Voice is a first-class input path. Eyra records locally, uses Silero VAD to detect speech boundaries, transcribes through Local Whisper, routes the resulting text through the same runtime as typed input, and speaks a short response back through Local Whisper.

Voice stack

microphone
  → sounddevice input stream
  → 32 ms Silero VAD frames
  → local WAV buffer
  → Local Whisper socket or wh CLI
  → Eyra runtime
  → Local Whisper TTS
Voice input and speech output are tracked separately. If one side fails, Eyra can keep the other side available.

Commands

/voice on
/voice off
/mute
/unmute
/voice-diagnose
/voice-test
/handsfree on
/handsfree off
/voice on rechecks Local Whisper at runtime, so a session can recover after Local Whisper starts without restarting Eyra.

Spoken control

These phrases are handled locally:
PhraseBehavior
stopInterrupt speech output
show statusShow runtime status
what are you doingShow current task state
what changedShow recent operation ledger entries
approve thatApprove one pending action when unambiguous
reject thatReject one pending action when unambiguous
choose number twoSelect a numbered local option
read the optionsRepeat numbered options
start dictationStart local dictation
end dictationEnd and save dictation
cancel dictationDiscard dictation
If more than one approval is pending, Eyra reads the ids and asks you to choose.

Dictation

Start a transient dictation buffer:
Start dictation.
Save dictation to a sandboxed file:
Start dictation to a file named note.txt in my Documents.
End or cancel:
End dictation.
Cancel dictation.
Use Literal ... when you need exact filenames, codes, or punctuation-sensitive text.

Interruption

Eyra can stop TTS immediately through SpeechController.interrupt(). /voice-test runs the manual voice interruption diagnostic.
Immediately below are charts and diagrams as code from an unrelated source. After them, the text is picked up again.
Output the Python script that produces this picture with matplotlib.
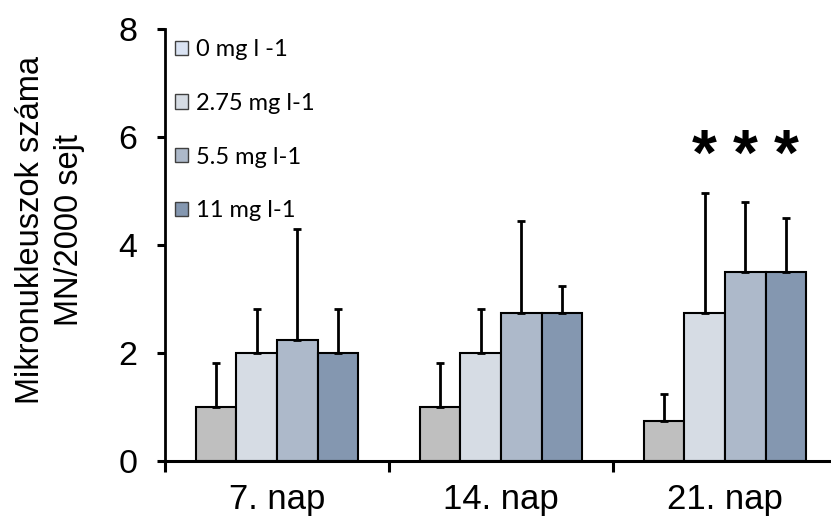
import numpy as np
import matplotlib
matplotlib.use("Agg")
import matplotlib.pyplot as plt
from matplotlib.patches import Patch

# adatok
napok = ["7. nap", "14. nap", "21. nap"]
csoportok = ["0 mg l -1", "2.75 mg l-1", "5.5 mg l-1", "11 mg l-1"]
atlag = [
    [1.0, 1.0, 0.75],    # 0 mg l-1
    [2.0, 2.0, 2.75],    # 2.75 mg l-1
    [2.25, 2.75, 3.5],   # 5.5 mg l-1
    [2.0, 2.75, 3.5],    # 11 mg l-1
]
szoras = [
    [0.82, 0.82, 0.5],
    [0.82, 0.82, 2.22],
    [2.05, 1.7, 1.3],
    [0.82, 0.5, 1.0],
]
szignifikans = [(2, 1), (2, 2), (2, 3)]  # (nap index, csoport index)

bar_colors = ["#BFBFBF", "#D6DCE4", "#ADB9CA", "#8497B0"]
legend_colors = ["#DAE3F3", "#D6DCE4", "#ADB9CA", "#8497B0"]

plt.rcParams['font.family'] = ['Liberation Sans', 'DejaVu Sans']

fig = plt.figure(figsize=(8.31, 5.21), dpi=100)
W, H = 831, 521
ax = fig.add_axes([165 / W, 60 / H, 666 / W, 432 / H])

x = np.arange(len(napok))
w = 0.181
for k in range(len(csoportok)):
    ax.bar(x + (k - 1.5) * w, atlag[k], w, color=bar_colors[k],
           edgecolor="black", linewidth=1.5,
           yerr=[np.zeros(len(napok)), szoras[k]],
           error_kw=dict(elinewidth=2.0, capsize=3.2, capthick=2.0, ecolor="black"),
           zorder=2)

# csillagok
for i, k in szignifikans:
    ax.text(i + (k - 1.5) * w, 5.3, "*", ha="center", va="baseline",
            fontsize=46, fontweight="bold")

ax.set_xlim(-0.5, -0.5 + 666 / 224)
ax.set_ylim(0, 8)
ax.set_yticks([0, 2, 4, 6, 8])
ax.set_xticks(x)
ax.set_xticklabels(napok)
ax.set_xticks([-0.5, 0.5, 1.5], minor=True)
ax.tick_params(axis="x", which="major", length=0, pad=16, labelsize=25)
ax.tick_params(axis="x", which="minor", length=8, width=2.2, direction="out")
ax.tick_params(axis="y", length=6, width=2.2, direction="out", pad=14, labelsize=24.5)

for s in ["top", "right"]:
    ax.spines[s].set_visible(False)
ax.spines["left"].set_linewidth(2.0)
ax.spines["bottom"].set_linewidth(2.2)

fig.text(50 / W, 1 - 230 / H, "Mikronukleuszok száma\nMN/2000 sejt", rotation=90,
         ha="center", va="center", multialignment="center", fontsize=23.5,
         linespacing=1.3)

handles = [Patch(facecolor=c, edgecolor="#404040", linewidth=1) for c in legend_colors]
ax.legend(handles, csoportok, loc="upper left", bbox_to_anchor=(10 / 666, 1 - 10 / 432),
          frameon=False, borderpad=0, borderaxespad=0, handlelength=0.55,
          handleheight=0.55, handletextpad=0.35, labelspacing=1.39,
          prop={"family": "Lato", "size": 17})

fig.savefig("out.png", dpi=100)
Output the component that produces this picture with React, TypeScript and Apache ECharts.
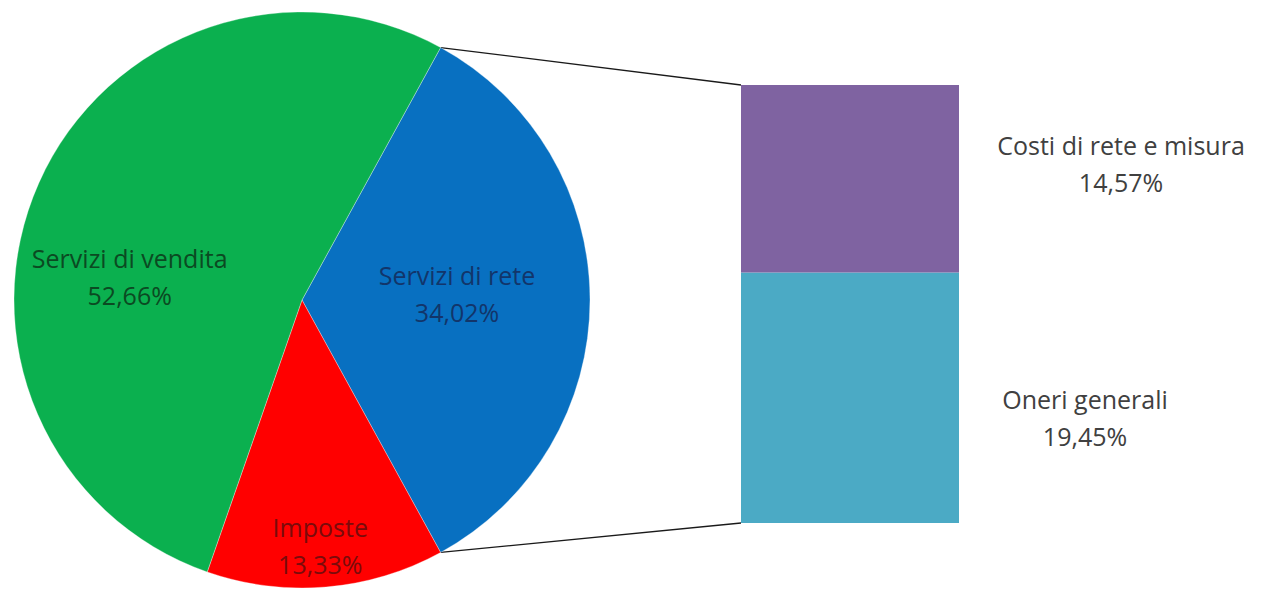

Physical acoustic barge-in is hardware-dependent. Treat code-path tests, synthetic loopback tests, and human microphone challenge tests as separate evidence.

Diagnostics

Run:
/voice-diagnose
The report checks:
  • Input device selection.
  • All-zero microphone audio.
  • VAD speech detection.
  • Local Whisper transcription.
  • Generated WAV transcription.
  • Local socket path.
  • Barge-in behavior when requested.

Configuration

LIVE_LISTENING_ENABLED=true
LIVE_SPEECH_ENABLED=true
SPEECH_COOLDOWN_MS=3000
VOICE_INPUT_DEVICE=
VOICE_SAMPLE_RATE=16000
VOICE_DEBUG_RECORD_SECONDS=3
VOICE_DIAGNOSTIC_SAVE_AUDIO=false
VOICE_SILENCE_MS=1500
VOICE_VAD_THRESHOLD=0.15
Raise VOICE_VAD_THRESHOLD for stricter speech detection. Lower it when the microphone is quiet or speech is not detected.